So here we are after a month and a half of being open, and it seems like everything was an instant success. The taproom is reliably packed, and distro is starting to pick up. After so much work, it is nice to enjoy a sense of accomplishment for a moment. We risked everything and it worked. Our taproom is already too small, and we are going to need to order more tanks soon to up production.
Personally, this is a huge deal for me. I had to move back in with my mom in order to open the original nano in 2013. Living in the same tiny room I had lived in since I was 9, the house packed full of equipment, we both struggled to build the business and endure for three years with a far-off goal of expanding.
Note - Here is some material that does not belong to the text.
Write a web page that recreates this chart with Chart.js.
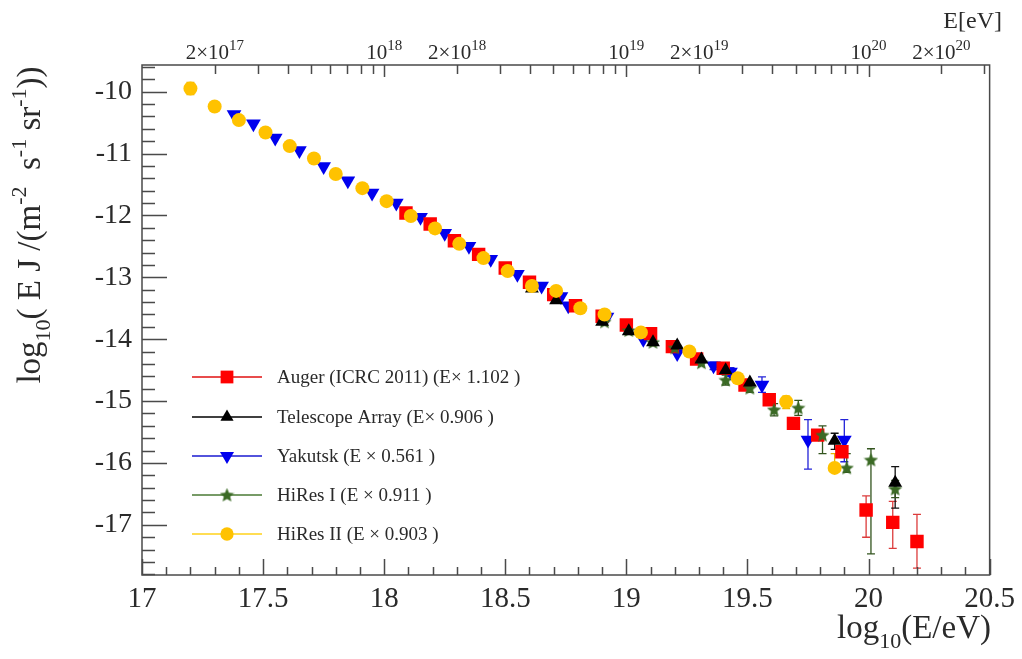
<!DOCTYPE html>
<html>
<head>
<meta charset="utf-8">
<script src="https://cdn.jsdelivr.net/npm/chart.js@4.4.1/dist/chart.umd.min.js"></script>
<style>
  html, body { margin: 0; padding: 0; background: #fff; overflow: hidden; }
  canvas { display: block; }
</style>
</head>
<body>
<canvas id="spectrum" width="1022" height="659"></canvas>
<script>
// ---- axis ranges and tick labels ----
const xRange = [17, 20.5];
const yRange = [-17.81, -9.57];
const xTickValues = [17, 17.5, 18, 18.5, 19, 19.5, 20, 20.5];
const yTickValues = [-17, -16, -15, -14, -13, -12, -11, -10];
const topLabelMantissa = [2, 1, 2, 1, 2, 1, 2];
const topLabelExponent = [17, 18, 18, 19, 19, 20, 20];

// ---- Auger (ICRC 2011) ----
const augerX = [18.09, 18.19, 18.29, 18.39, 18.50, 18.60, 18.70, 18.79, 18.90, 19.00, 19.10,
                19.19, 19.29, 19.40, 19.49, 19.59, 19.69, 19.79, 19.89, 19.99, 20.10, 20.20];
const augerY = [-11.96, -12.14, -12.41, -12.63, -12.85, -13.08, -13.28, -13.46, -13.63, -13.77, -13.91,
                -14.12, -14.32, -14.47, -14.74, -14.98, -15.36, -15.55, -15.82, -16.76, -16.96, -17.27];
const augerHi = [null, null, null, null, null, null, null, null, null, null, null,
                 null, null, null, null, -14.93, -15.31, -15.49, -15.75, -16.53, -16.62, -16.83];
const augerLo = [null, null, null, null, null, null, null, null, null, null, null,
                 null, null, null, null, -15.03, -15.41, -15.61, -15.90, -17.20, -17.38, -17.70];

// ---- Telescope Array ----
const taX = [18.61, 18.71, 18.90, 19.01, 19.11, 19.21, 19.31, 19.41, 19.51, 19.86, 20.11];
const taY = [-13.18, -13.37, -13.72, -13.87, -14.05, -14.10, -14.33, -14.50, -14.70, -15.64, -16.32];
const taHi = [null, null, null, null, null, null, null, null, null, -15.52, -16.06];
const taLo = [null, null, null, null, null, null, null, null, null, -15.78, -16.73];

// ---- Yakutsk ----
const yakX = [17.38, 17.46, 17.55, 17.65, 17.75, 17.85, 17.95, 18.05, 18.15, 18.25, 18.35, 18.44,
              18.55, 18.65, 18.73, 18.76, 18.92, 19.07, 19.21, 19.36, 19.43, 19.56, 19.75, 19.90];
const yakY = [-10.37, -10.52, -10.75, -10.95, -11.21, -11.44, -11.64, -11.80, -12.03, -12.29, -12.50, -12.71,
              -12.95, -13.14, -13.31, -13.46, -13.64, -14.00, -14.23, -14.43, -14.53, -14.74, -15.63, -15.63];
const yakHi = [null, null, null, null, null, null, null, null, null, null, null, null,
               null, null, null, null, null, null, null, -14.37, -14.46, -14.61, -15.30, -15.30];
const yakLo = [null, null, null, null, null, null, null, null, null, null, null, null,
               null, null, null, null, null, null, null, -14.49, -14.60, -14.86, -16.10, -15.98];

// ---- HiRes I ----
const hr1X = [18.91, 19.01, 19.11, 19.20, 19.31, 19.41, 19.51, 19.61, 19.71, 19.81, 19.91, 20.01, 20.11];
const hr1Y = [-13.72, -13.86, -14.05, -14.14, -14.38, -14.66, -14.79, -15.14, -15.11, -15.55, -16.08, -15.95, -16.42];
const hr1Hi = [null, null, null, null, null, -14.58, -14.72, -15.04, -14.99, -15.40, -15.85, -15.77, -16.28];
const hr1Lo = [null, null, null, null, null, -14.74, -14.86, -15.24, -15.23, -15.85, -16.15, -17.47, -16.56];

// ---- HiRes II ----
const hr2X = [17.20, 17.30, 17.40, 17.51, 17.61, 17.71, 17.80, 17.91, 18.01, 18.11, 18.21, 18.31,
              18.41, 18.51, 18.61, 18.71, 18.81, 18.91, 19.06, 19.26, 19.46, 19.66, 19.86];
const hr2Y = [-9.95, -10.24, -10.46, -10.66, -10.88, -11.08, -11.33, -11.56, -11.77, -12.01, -12.21, -12.46,
              -12.69, -12.90, -13.14, -13.22, -13.50, -13.60, -13.89, -14.20, -14.63, -15.01, -16.08];
const hr2Hi = [-9.85, null, null, null, null, null, null, null, null, null, null, null,
               null, null, null, null, null, null, null, null, null, -14.92, -15.85];
const hr2Lo = [-10.05, null, null, null, null, null, null, null, null, null, null, null,
               null, null, null, null, null, null, null, null, null, -15.12, -16.12];

const seriesNames = [
  'Auger (ICRC 2011) (E\u00d7 1.102 )',
  'Telescope Array (E\u00d7 0.906 )',
  'Yakutsk (E \u00d7 0.561 )',
  'HiRes I (E \u00d7 0.911 )',
  'HiRes II (E \u00d7 0.903 )'
];

const SERIF = "'Liberation Serif', 'DejaVu Serif', 'Times New Roman', serif";
const TEXT = '#2a2a2a';

function starImage(size, fill) {
  const c = document.createElement('canvas');
  c.width = c.height = size;
  const g = c.getContext('2d');
  const cx = size / 2, cy = size / 2 + 0.5, R = size / 2, r = R * 0.45;
  g.beginPath();
  for (let i = 0; i < 10; i++) {
    const a = -Math.PI / 2 + i * Math.PI / 5;
    const rr = i % 2 ? r : R;
    g.lineTo(cx + rr * Math.cos(a), cy + rr * Math.sin(a));
  }
  g.closePath();
  g.fillStyle = fill;
  g.fill();
  return c;
}
const hr1Star = starImage(15, '#3b6a25');

function points(xs, ys) { return xs.map((x, i) => ({ x: x, y: ys[i] })); }

const series = [
  { name: seriesNames[0], x: augerX, y: augerY, hi: augerHi, lo: augerLo,
    fill: '#ff0000', line: '#e01010', bar: '#dc3c3c', style: 'rect', radius: 9.5, rotation: 0, order: 3 },
  { name: seriesNames[1], x: taX, y: taY, hi: taHi, lo: taLo,
    fill: '#000000', line: '#000000', bar: '#111111', style: 'triangle', radius: 8, rotation: 0, order: 1 },
  { name: seriesNames[2], x: yakX, y: yakY, hi: yakHi, lo: yakLo,
    fill: '#0000ee', line: '#1a1ad0', bar: '#2323d8', style: 'triangle', radius: 8.5, rotation: 180, order: 4 },
  { name: seriesNames[3], x: hr1X, y: hr1Y, hi: hr1Hi, lo: hr1Lo,
    fill: '#3b6a25', line: '#4a7a35', bar: '#33551f', style: hr1Star, radius: 7, rotation: 0, order: 2 },
  { name: seriesNames[4], x: hr2X, y: hr2Y, hi: hr2Hi, lo: hr2Lo,
    fill: '#ffc200', line: '#ffd21a', bar: '#e8b400', style: 'circle', radius: 7, rotation: 0, order: 0 }
];

// text runs made of normal / superscript / subscript pieces
function richWidth(ctx, parts) {
  let w = 0;
  for (const p of parts) { ctx.font = p.size + 'px ' + SERIF; w += ctx.measureText(p.t).width; }
  return w;
}
function drawRich(ctx, parts, x, y) {
  let cx = x;
  for (const p of parts) {
    ctx.font = p.size + 'px ' + SERIF;
    ctx.fillText(p.t, cx, y + (p.dy || 0));
    cx += ctx.measureText(p.t).width;
  }
}

// error bars with short caps, under the markers
const errorBars = {
  id: 'errorBars',
  beforeDatasetsDraw(chart) {
    const ctx = chart.ctx, xs = chart.scales.x, ys = chart.scales.y;
    ctx.save();
    ctx.lineWidth = 1.3;
    series.forEach(s => {
      ctx.strokeStyle = s.bar;
      s.x.forEach((xv, i) => {
        if (s.hi[i] === null) return;
        const px = xs.getPixelForValue(xv);
        const pHi = ys.getPixelForValue(s.hi[i]);
        const pLo = ys.getPixelForValue(s.lo[i]);
        ctx.beginPath();
        ctx.moveTo(px, pHi); ctx.lineTo(px, pLo);
        ctx.moveTo(px - 4, pHi); ctx.lineTo(px + 4, pHi);
        ctx.moveTo(px - 4, pLo); ctx.lineTo(px + 4, pLo);
        ctx.stroke();
      });
    });
    ctx.restore();
  }
};

// frame, inward ticks, energy axis on top, titles and legend
const frame = {
  id: 'frame',
  afterDraw(chart) {
    const ctx = chart.ctx, a = chart.chartArea, xs = chart.scales.x, ys = chart.scales.y;
    ctx.save();
    ctx.strokeStyle = '#4a4a4a';
    ctx.lineWidth = 1.5;
    ctx.strokeRect(a.left, a.top, a.right - a.left, a.bottom - a.top);

    ctx.beginPath();
    // bottom ticks every 0.1
    for (let k = 0; k <= 35; k++) {
      const v = xRange[0] + k * 0.1;
      const px = Math.round(xs.getPixelForValue(v)) + 0.5;
      const len = (k % 5 === 0) ? 16 : 8;
      ctx.moveTo(px, a.bottom); ctx.lineTo(px, a.bottom - len);
    }
    // left ticks every 0.2
    for (let k = 0; k <= 45; k++) {
      const v = -18 + k * 0.2;
      if (v < yRange[0] || v > yRange[1]) continue;
      const py = Math.round(ys.getPixelForValue(v)) + 0.5;
      const major = Math.abs(v - Math.round(v)) < 1e-6;
      ctx.moveTo(a.left, py); ctx.lineTo(a.left + (major ? 25 : 13), py);
    }
    // top ticks at k x 10^n eV
    for (let n = 17; n <= 20; n++) {
      for (let k = 1; k <= 9; k++) {
        const v = n + Math.log10(k);
        if (v <= xRange[0] || v >= xRange[1]) continue;
        const px = Math.round(xs.getPixelForValue(v)) + 0.5;
        ctx.moveTo(px, a.top); ctx.lineTo(px, a.top + (k === 1 ? 12 : 9));
      }
    }
    ctx.stroke();

    ctx.fillStyle = TEXT;
    ctx.textBaseline = 'alphabetic';
    // top energy labels
    topLabelMantissa.forEach((m, i) => {
      const e = topLabelExponent[i];
      const v = e + Math.log10(m);
      const parts = (m === 1 ? [] : [{ t: m + '\u00d7', size: 21 }])
        .concat([{ t: '10', size: 21 }, { t: String(e), size: 15, dy: -9 }]);
      const w = richWidth(ctx, parts);
      drawRich(ctx, parts, xs.getPixelForValue(v) - w / 2, 59);
    });
    ctx.font = '24px ' + SERIF;
    ctx.textAlign = 'right';
    ctx.fillText('E[eV]', 1002, 28);
    ctx.textAlign = 'left';

    // x title
    const xt = [{ t: 'log', size: 33 }, { t: '10', size: 22, dy: 10 }, { t: '(E/eV)', size: 33 }];
    drawRich(ctx, xt, 991 - richWidth(ctx, xt), 638);

    // y title
    const yt = [{ t: 'log', size: 33 }, { t: '10', size: 22, dy: 10 }, { t: '( E J /(m', size: 33 },
                { t: '-2', size: 22, dy: -14 }, { t: '  s', size: 33 }, { t: '-1', size: 22, dy: -14 },
                { t: ' sr', size: 33 }, { t: '-1', size: 22, dy: -14 }, { t: '))', size: 33 }];
    ctx.save();
    ctx.translate(40, 225);
    ctx.rotate(-Math.PI / 2);
    drawRich(ctx, yt, -richWidth(ctx, yt) / 2, 0);
    ctx.restore();

    // legend: line with marker, then label
    const rowY = [377, 417, 456, 495, 534];
    series.forEach((s, i) => {
      const y = rowY[i];
      ctx.strokeStyle = s.line;
      ctx.lineWidth = 1.5;
      ctx.beginPath(); ctx.moveTo(192, y); ctx.lineTo(262, y); ctx.stroke();
      ctx.fillStyle = s.fill;
      Chart.helpers.drawPoint(ctx, {
        pointStyle: s.style, rotation: s.rotation, radius: s.radius * 0.95, borderWidth: 0
      }, 227, y);
      ctx.fillStyle = TEXT;
      ctx.font = '19px ' + SERIF;
      ctx.fillText(s.name, 277, y + 6);
    });
    ctx.restore();
  }
};

new Chart(document.getElementById('spectrum'), {
  type: 'scatter',
  data: {
    datasets: series.map(s => ({
      label: s.name,
      data: points(s.x, s.y),
      pointStyle: s.style,
      pointRotation: s.rotation,
      pointRadius: s.radius,
      pointHoverRadius: s.radius,
      pointBackgroundColor: s.fill,
      pointBorderColor: s.fill,
      pointBorderWidth: 0,
      showLine: false,
      order: s.order
    }))
  },
  options: {
    responsive: false,
    animation: false,
    devicePixelRatio: 1,
    layout: { padding: { top: 65, right: 31, left: 0, bottom: 0 } },
    plugins: { legend: { display: false }, tooltip: { enabled: false } },
    scales: {
      x: {
        type: 'linear', min: xRange[0], max: xRange[1],
        afterBuildTicks: s => { s.ticks = xTickValues.map(v => ({ value: v })); },
        afterFit: s => { s.height = 84; },
        grid: { display: false, drawTicks: false },
        border: { display: false },
        ticks: { padding: 7, color: TEXT, font: { family: SERIF, size: 29 }, maxRotation: 0,
                 autoSkip: false, callback: v => String(v) }
      },
      y: {
        type: 'linear', min: yRange[0], max: yRange[1],
        afterBuildTicks: s => { s.ticks = yTickValues.map(v => ({ value: v })); },
        afterFit: s => { s.width = 142; },
        grid: { display: false, drawTicks: false },
        border: { display: false },
        ticks: { padding: 10, color: TEXT, font: { family: SERIF, size: 28 }, callback: v => String(v) }
      }
    }
  },
  plugins: [errorBars, frame]
});
</script>
</body>
</html>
Expansion meant everything to me–a way to a real financial future where I didn’t live week to week, worrying about running out of beer or unplanned expenses sinking everything.
On a psychological level, I also struggled with feeling a lack of validation. With no marketing budget and a tiny presence, I felt like no one really noticed our efforts. Not everything we made was good, but there were some really good beers we released at the nano that went largely unnoticed. We also had some issues with beers during the first year, and I always felt like I was struggling to overcome a negative perception among beer snobs around here. I remember one time I was introduced to a guy when I was out and about, and he said “Crooked Run? I hear you guys are pretty iffy.” I smiled politely and told him that I think every nanobrewery struggles a bit in the beginning, but on the inside, it felt like whatever I did, it made no difference.
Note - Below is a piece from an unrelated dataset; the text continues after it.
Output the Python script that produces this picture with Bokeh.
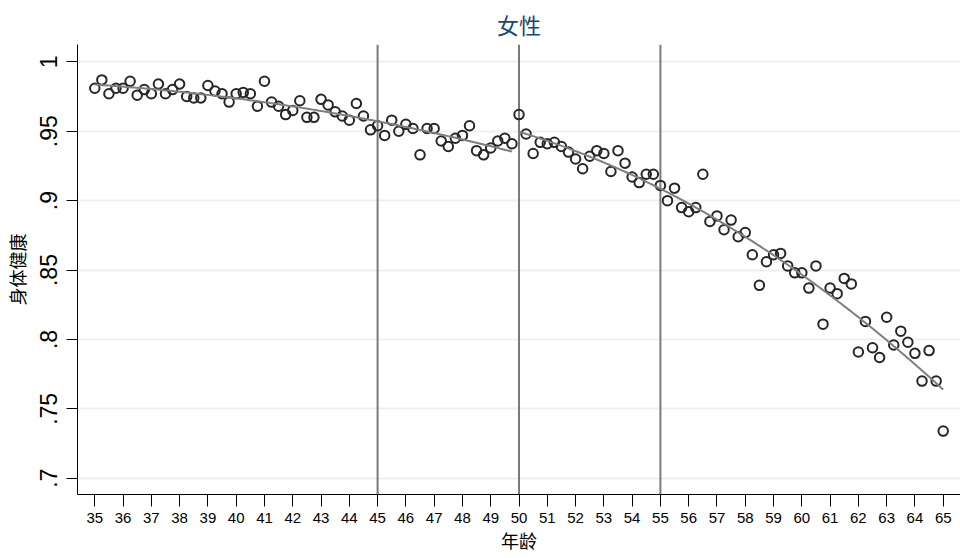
import numpy as np
from bokeh.plotting import figure
from bokeh.models import Range1d, FixedTicker, Span
from bokeh.embed import file_html
from bokeh.resources import INLINE

# Age in years, one observation per quarter from 35 to 65
ages = np.linspace(35, 65, 121)

# Mean physical-health index for women at each quarter of age
health = [
    0.981, 0.987, 0.977, 0.981,   # 35
    0.981, 0.986, 0.976, 0.980,   # 36
    0.977, 0.984, 0.977, 0.980,   # 37
    0.984, 0.975, 0.974, 0.974,   # 38
    0.983, 0.979, 0.977, 0.971,   # 39
    0.977, 0.978, 0.977, 0.968,   # 40
    0.986, 0.971, 0.968, 0.962,   # 41
    0.965, 0.972, 0.960, 0.960,   # 42
    0.973, 0.969, 0.964, 0.961,   # 43
    0.958, 0.970, 0.961, 0.951,   # 44
    0.954, 0.947, 0.958, 0.950,   # 45
    0.955, 0.952, 0.933, 0.952,   # 46
    0.952, 0.943, 0.939, 0.945,   # 47
    0.947, 0.954, 0.936, 0.933,   # 48
    0.938, 0.943, 0.945, 0.941,   # 49
    0.962, 0.948, 0.934, 0.942,   # 50
    0.941, 0.942, 0.939, 0.935,   # 51
    0.930, 0.923, 0.932, 0.936,   # 52
    0.934, 0.921, 0.936, 0.927,   # 53
    0.917, 0.913, 0.919, 0.919,   # 54
    0.911, 0.900, 0.909, 0.895,   # 55
    0.892, 0.895, 0.919, 0.885,   # 56
    0.889, 0.879, 0.886, 0.874,   # 57
    0.877, 0.861, 0.839, 0.856,   # 58
    0.861, 0.862, 0.853, 0.848,   # 59
    0.848, 0.837, 0.853, 0.811,   # 60
    0.837, 0.833, 0.844, 0.840,   # 61
    0.791, 0.813, 0.794, 0.787,   # 62
    0.816, 0.796, 0.806, 0.798,   # 63
    0.790, 0.770, 0.792, 0.770,   # 64
    0.734,                        # 65
]

x_ticks = list(range(35, 66))
y_ticks = [0.7, 0.75, 0.8, 0.85, 0.9, 0.95, 1.0]
y_tick_labels = [".7", ".75", ".8", ".85", ".9", ".95", "1"]
cutoffs = [45, 50, 55]       # reference ages marked with vertical lines
fit_break = 50               # separate quadratic fits below / from this age

x = np.asarray(ages)
y = np.asarray(health)

p = figure(
    width=960, height=558,
    x_range=Range1d(34.389, 65.611),
    y_range=Range1d(0.6883, 1.0125),
    output_backend="svg", toolbar_location=None,
    min_border_left=77, min_border_right=0,
    min_border_top=44, min_border_bottom=64,
)
p.outline_line_color = None
p.background_fill_color = "white"
p.border_fill_color = "white"

# title
p.title.text = "女性"
p.title.align = "center"
p.title.text_font = "Noto Sans CJK SC"
p.title.text_font_style = "normal"
p.title.text_font_size = "22px"
p.title.text_color = "#1a476f"
p.title.standoff = 10

# grid: horizontal only
p.xgrid.grid_line_color = None
p.ygrid.ticker = FixedTicker(ticks=y_ticks)
p.ygrid.grid_line_color = "#e9f1f3"
p.ygrid.grid_line_width = 2

# x axis
xa = p.xaxis[0]
xa.ticker = FixedTicker(ticks=x_ticks)
xa.major_tick_in = 0
xa.major_tick_out = 12
xa.minor_tick_line_color = None
xa.axis_line_color = "#000000"
xa.major_tick_line_color = "#000000"
xa.major_label_text_font = "Liberation Sans"
xa.major_label_text_font_size = "15px"
xa.major_label_text_color = "#000000"
xa.major_label_standoff = 6
xa.axis_label = "年龄"
xa.axis_label_text_font = "Noto Sans CJK SC"
xa.axis_label_text_font_style = "normal"
xa.axis_label_text_font_size = "18px"
xa.axis_label_text_color = "#000000"
xa.axis_label_standoff = 1

# y axis
ya = p.yaxis[0]
ya.ticker = FixedTicker(ticks=y_ticks)
ya.major_label_overrides = {t: s for t, s in zip(y_ticks, y_tick_labels)}
ya.major_label_orientation = "vertical"
ya.major_tick_in = 0
ya.major_tick_out = 11
ya.minor_tick_line_color = None
ya.axis_line_color = "#000000"
ya.major_tick_line_color = "#000000"
ya.major_label_text_font = "Liberation Sans"
ya.major_label_text_font_size = "23px"
ya.major_label_text_color = "#000000"
ya.major_label_standoff = 9
ya.axis_label = "身体健康"
ya.axis_label_text_font = "Noto Sans CJK SC"
ya.axis_label_text_font_style = "normal"
ya.axis_label_text_font_size = "18px"
ya.axis_label_text_color = "#000000"
ya.axis_label_standoff = 8

# vertical reference lines
for c in cutoffs:
    p.add_layout(Span(location=c, dimension="height", line_color="#7a7a7a",
                      line_width=2, level="underlay"))

# observations
p.scatter(x, y, marker="circle", size=9.5, fill_color=None,
          line_color="#262626", line_width=2)

# quadratic fits on each side of the break
for mask in (x < fit_break, x >= fit_break):
    xs, ys = x[mask], y[mask]
    coef = np.polyfit(xs, ys, 2)
    xf = np.linspace(xs.min(), xs.max(), 200)
    p.line(xf, np.polyval(coef, xf), line_color="#7f7f7f", line_width=2)

open("out.html", "w").write(file_html(p, INLINE))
Fortunately, there are a few industry people whose opinion I respect tremendously and who have been very supportive. Your random neckbeard only knows what social media tells them is good beer, but I’d rather have people who actually know what they’re talking about like what I am doing.
In addition, even though the beer scene around here is more friendly than competitive, you are sort of competing in the sense that customers judge you the same as anybody. I.e., a three barrel nano the size of some walk-in closets started by a 25 year-old is supposed to be the same as million dollar brewery or bar. Time and again, I was frustrated by how careful we had to be. Other businesses could just throw money around or ignore regulations, but we had to be very focused.
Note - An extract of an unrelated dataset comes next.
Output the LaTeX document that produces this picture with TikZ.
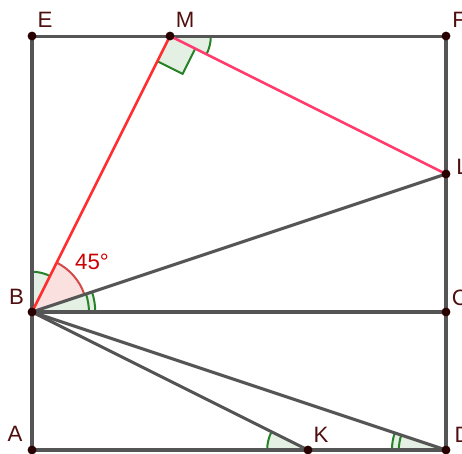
\documentclass[tikz,border=0pt]{standalone}
\usepackage{fontspec}
\setmainfont{Liberation Sans}
\usetikzlibrary{angles}
\definecolor{segGray}{RGB}{85,85,85}
\definecolor{ptDark}{RGB}{40,0,0}
\definecolor{lblDark}{RGB}{80,15,15}
\definecolor{angGreen}{RGB}{40,130,40}
\definecolor{angFill}{RGB}{229,240,229}
\definecolor{pinkArc}{RGB}{210,75,75}
\definecolor{pinkFill}{RGB}{251,224,224}
\definecolor{lineRed}{RGB}{255,45,45}
\definecolor{linePink}{RGB}{255,60,110}
\definecolor{labelRed}{RGB}{204,0,0}

\begin{document}
\begin{tikzpicture}[
  x=2.4cm, y=2.4cm,
  seg/.style={draw=segGray, line width=1.5pt},
  pt/.style={fill=ptDark},
  lbl/.style={text=lblDark, font=\fontsize{11}{13}\selectfont, inner sep=0pt},
  ang/.style={draw=angGreen, fill=angFill, line width=1pt},
  arconly/.style={draw=angGreen, line width=1pt}
]
\useasboundingbox (-0.232,-0.022) rectangle (3.116,3.261);
\clip (-0.232,-0.022) rectangle (3.116,3.261);

\coordinate (A) at (0,0);
\coordinate (D) at (3,0);
\coordinate (C) at (3,1);
\coordinate (B) at (0,1);
\coordinate (E) at (0,3);
\coordinate (F) at (3,3);
\coordinate (M) at (1,3);
\coordinate (L) at (3,2);
\coordinate (K) at (2,0);

% angle marks
\pic[ang, angle radius=0.70cm] {angle=M--B--E};
\pic[ang, angle radius=1.10cm] {angle=C--B--L};
\pic[arconly, angle radius=0.99cm] {angle=C--B--L};
\pic[draw=pinkArc, fill=pinkFill, line width=1pt, angle radius=0.96cm] {angle=L--B--M};
\pic[ang, angle radius=0.71cm] {angle=B--K--A};
\pic[ang, angle radius=0.94cm] {angle=B--D--A};
\pic[arconly, angle radius=0.82cm] {angle=B--D--A};
\pic[ang, angle radius=0.71cm] {angle=L--M--F};
\pic[ang, angle radius=0.49cm] {right angle=B--M--L};

% segments
\draw[seg] (A) -- (D);
\draw[seg] (D) -- (C);
\draw[seg] (C) -- (L);
\draw[seg] (L) -- (F);
\draw[seg] (F) -- (M);
\draw[seg] (M) -- (E);
\draw[seg] (E) -- (B);
\draw[seg] (B) -- (A);
\draw[seg] (B) -- (C);
\draw[seg] (B) -- (L);
\draw[seg] (B) -- (K);
\draw[seg] (B) -- (D);
\draw[draw=lineRed, line width=1.3pt] (B) -- (M);
\draw[draw=linePink, line width=1.3pt] (M) -- (L);

% points
\foreach \p in {A,B,C,D,E,F,K,L,M}
  \fill[pt] (\p) circle (2.2pt);

% labels
\node[lbl] (lA) at (-0.123,0.116) {A};
\node[lbl] (lB) at (-0.112,1.109) {B};
\node[lbl, anchor=west] (lC) at (3.04,1.10) {C};
\node[lbl, anchor=west] (lD) at (3.06,0.109) {D};
\node[lbl] (lE) at (0.094,3.116) {E};
\node[lbl, anchor=west] (lF) at (3.043,3.116) {F};
\node[lbl] (lK) at (2.094,0.109) {K};
\node[lbl, anchor=west] (lL) at (3.072,2.05) {L};
\node[lbl] (lM) at (1.109,3.116) {M};
\node[lbl, text=labelRed] (ang45) at (0.435,1.362) {45°};
\end{tikzpicture}
\end{document}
Now, I am tremendously proud of what we have accomplished. With careful planning, everything has fallen into place. We managed to avoid a lot of pitfalls. Believe it or not, hard work and patience DO pay off! Sometimes it takes a little longer, but it is worth it.
My three favorite things about the Sterling location:
- The look. Lee did a fantastic job creating one of the nicest-looking taprooms I have ever seen. The handmade tables and bar are amazing! I love the lounge area with the projector TV.
- The beer. Over three years at the nano, I learned a lot about recipe formulation. Anyone can brew clean, passable beer–that’s not hard. But a menu of 12 rotating beers that hits a wide variety of styles, including some pretty unique ones, is something that I think will bring in all different sorts of people and have them leave happy.
- The food. Teaming up with Senor Ramon was, in my humble opinion, a brilliant move. Their food is fantastic and just goes so well with our beers. We were the first in Virginia to do something like this, and I think you will see more and more of it.
Anyways, this is just the beginning. There is plenty of work to do ahead, but for the moment, it is nice to rest on your laurels for just a second.